Competition with Tyre
The city flourished as part of a loose confederacy of city-states spread along the coast of the land of Canaan. Although they shared "a common linguistic, cultureal, and religious inheritance, the region was very rarely politically united, with each city operating as a sovereign state ruled over by a king or local dynast" (Miles, 26). This brought Sidon into competition with the other states of Phoenicia for trade and, especially, with the city of Tyre. In the 10th century BCE, the balance of power shifted to Tyre primarily due to the leadership of that city's kings, Abibaal and, after him, his son Hiram. Tyre forged trade agreements with the newly minted kingdom of Israel-Judah and her king David. This agreement made Tyre wealthy and Sidon, trying to compete, entered into their own pacts with the kingdom of Israel including the marriage of the Sidonian princess Jezebel, daughter of Ethbaal, to King Ahab of Israel (a story famous from the Bible). Jezebel's insistence on maintaining her own religion and personal identity was an affront to a number of Ahab's subjects and, most notably, the prophet Elijah who denounced her. Jezebel and Ahab's rule was ended by a coup by the general Jehu and, with it, Sidonian trade agreements with Israel.

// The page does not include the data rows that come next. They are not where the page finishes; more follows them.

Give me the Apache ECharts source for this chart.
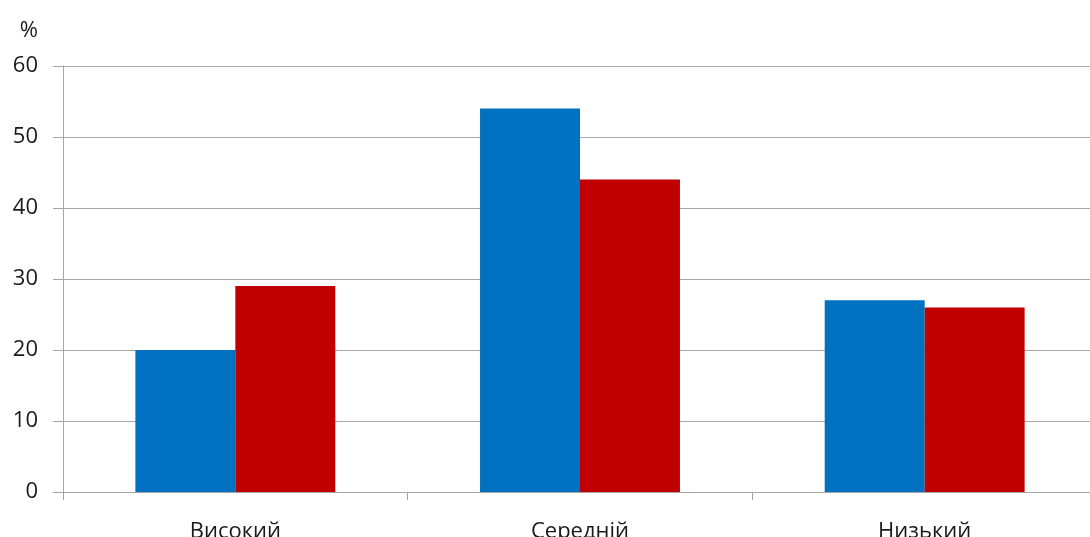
<!DOCTYPE html>
<html><head><meta charset="utf-8">
<script src="https://cdn.jsdelivr.net/npm/echarts@6/dist/echarts.min.js"></script>
<style>html,body{margin:0;padding:0;background:#fff}#c{width:1090px;height:537px}</style>
</head><body><div id="c"></div>
<script>
const categories = ['Високий', 'Середній', 'Низький'];
const seriesBlue = [20, 54, 27];
const seriesRed = [29, 44, 26];
const yTicks = [0, 10, 20, 30, 40, 50, 60];

const chart = echarts.init(document.getElementById('c'));
const font = '"Open Sans", "Noto Sans", sans-serif';
chart.setOption({
  animation: false,
  backgroundColor: '#fff',
  grid: { left: 63, right: -7, top: 66, bottom: 45, outerBoundsMode: 'none', containLabel: false },
  xAxis: {
    type: 'category', data: categories,
    axisLine: { lineStyle: { color: '#a6a6a6', width: 1 } },
    axisTick: { show: true, length: 8, lineStyle: { color: '#a6a6a6' } },
    axisLabel: { color: '#1a1a1a', fontSize: 22, fontFamily: font, margin: 29 }
  },
  yAxis: {
    type: 'value', min: yTicks[0], max: yTicks[yTicks.length - 1], interval: 10,
    name: '%', nameLocation: 'end', nameGap: 24,
    nameTextStyle: { color: '#1a1a1a', fontSize: 22, fontFamily: font, align: 'right', padding: [0, 25, 0, 0] },
    axisLine: { show: true, lineStyle: { color: '#a6a6a6' } },
    axisTick: { show: true, length: 10, lineStyle: { color: '#a6a6a6' } },
    splitLine: { lineStyle: { color: '#a6a6a6' } },
    axisLabel: { color: '#1a1a1a', fontSize: 22, fontFamily: font, margin: 25 }
  },
  series: [
    { type: 'bar', data: seriesBlue, itemStyle: { color: '#0070C0' }, barGap: '0%', barCategoryGap: '42%' },
    { type: 'bar', data: seriesRed, itemStyle: { color: '#C00000' }, barGap: '0%', barCategoryGap: '42%' }
  ]
});
</script></body></html>
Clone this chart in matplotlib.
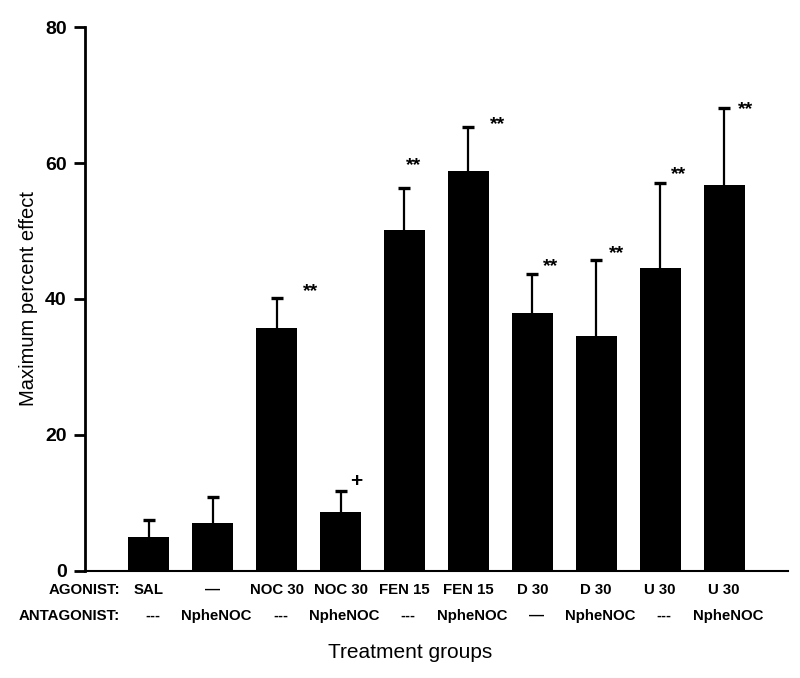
import numpy as np
import matplotlib
matplotlib.use("Agg")
import matplotlib.pyplot as plt

plt.rcParams['font.family'] = ['Liberation Sans', 'DejaVu Sans']

# data
agonist = ["SAL", "\u2014", "NOC 30", "NOC 30", "FEN 15", "FEN 15", "D 30", "D 30", "U 30", "U 30"]
antagonist = ["---", "NpheNOC", "---", "NpheNOC", "---", "NpheNOC", "\u2014", "NpheNOC", "---", "NpheNOC"]
means = [5.0, 7.1, 35.7, 8.7, 50.2, 58.8, 38.0, 34.6, 44.6, 56.8]
err_top = [7.5, 10.8, 40.2, 11.7, 56.3, 65.3, 43.7, 45.8, 57.0, 68.1]
marks = ["", "", "**", "+", "**", "**", "**", "**", "**", "**"]
mark_dx = [0, 0, 0.53, 0.25, 0.15, 0.46, 0.29, 0.32, 0.29, 0.34]
mark_y = [0, 0, 41.1, 13.1, 59.7, 65.6, 44.7, 46.7, 58.3, 67.8]

x = np.arange(1, len(means) + 1)
upper = np.array(err_top) - np.array(means)

fig = plt.figure(figsize=(8, 6.78), dpi=100)
ax = fig.add_axes([0.106, 0.158, 0.879, 0.802])

ax.bar(x, means, width=0.64, color='black', zorder=2)
eb = ax.errorbar(x, means, yerr=[np.zeros(len(means)), upper], fmt='none',
                 ecolor='black', elinewidth=1.6, capsize=4.3, capthick=2.4, zorder=1)
# only the upper caps are shown
eb[1][0].set_visible(False)

for xi, m, dx, my in zip(x, marks, mark_dx, mark_y):
    if m:
        ax.text(xi + dx, my, m, ha='center', va='center',
                fontsize=15 if m == "+" else 14, fontweight='bold')

ax.set_xlim(0, 11)
ax.set_ylim(0, 80)
ax.set_yticks([0, 20, 40, 60, 80])
ax.set_xticks([])
ax.tick_params(axis='y', direction='out', length=8, width=2, labelsize=14, pad=5)
for lab in ax.get_yticklabels():
    lab.set_fontweight('bold')
ax.spines['top'].set_visible(False)
ax.spines['right'].set_visible(False)
ax.spines['left'].set_linewidth(2)
ax.spines['bottom'].set_linewidth(1.5)
ax.set_ylabel("Maximum percent effect", fontsize=14.5, labelpad=5)

# group labels below the axis
tr = ax.get_xaxis_transform()
ax.text(0.55, -0.035, "AGONIST:", transform=tr, ha='right', va='center',
        fontsize=10.8, fontweight='bold')
ax.text(0.55, -0.083, "ANTAGONIST:", transform=tr, ha='right', va='center',
        fontsize=10.8, fontweight='bold')
for xi, a, b in zip(x, agonist, antagonist):
    ax.text(xi, -0.035, a, transform=tr, ha='center', va='center',
            fontsize=10.8, fontweight='bold')
    ax.text(xi + 0.06, -0.083, b, transform=tr, ha='center', va='center',
            fontsize=10.8, fontweight='bold')

fig.text(0.513, 0.037, "Treatment groups", ha='center', va='center', fontsize=15)

fig.savefig("out.png", dpi=100)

Alexander the Great & Sidon's Decline
Sidon was conquered by a number of different nations, as was the rest of Phoenicia, including the Syrians and the Persians and, finally, Alexander the Great in 332 BCE. Having heard of Alexander's exploits, and his campaign to topple Darius of the Persian Empire, the Sidonians surrendered to him without a fight. The historian Worthington writes, "The people in Sidon even went as far as deposing their king, Straton II, because he was Darius's friend" (105). Following Alexander's death, Sidon and the rest of Phoenicia fell under the rule of one of his generals and successors, Seleucus I, founder of the Seleucid Dynasty. The region of Phoenicia, including Sidon of course, became increasingly hellenized during Seleucus' reign and remained so even after 64 BCE when the Roman general Pompey annexed the region to the Roman Empire. When the empire divided, Sidon became part of the eastern half which eventually became the Byzantine Empire. Earthquakes, and other natural disasters, as well as the plague, decimated the region between c. 395 CE and the 7th century CE when the city was taken over by the Muslim Arabs.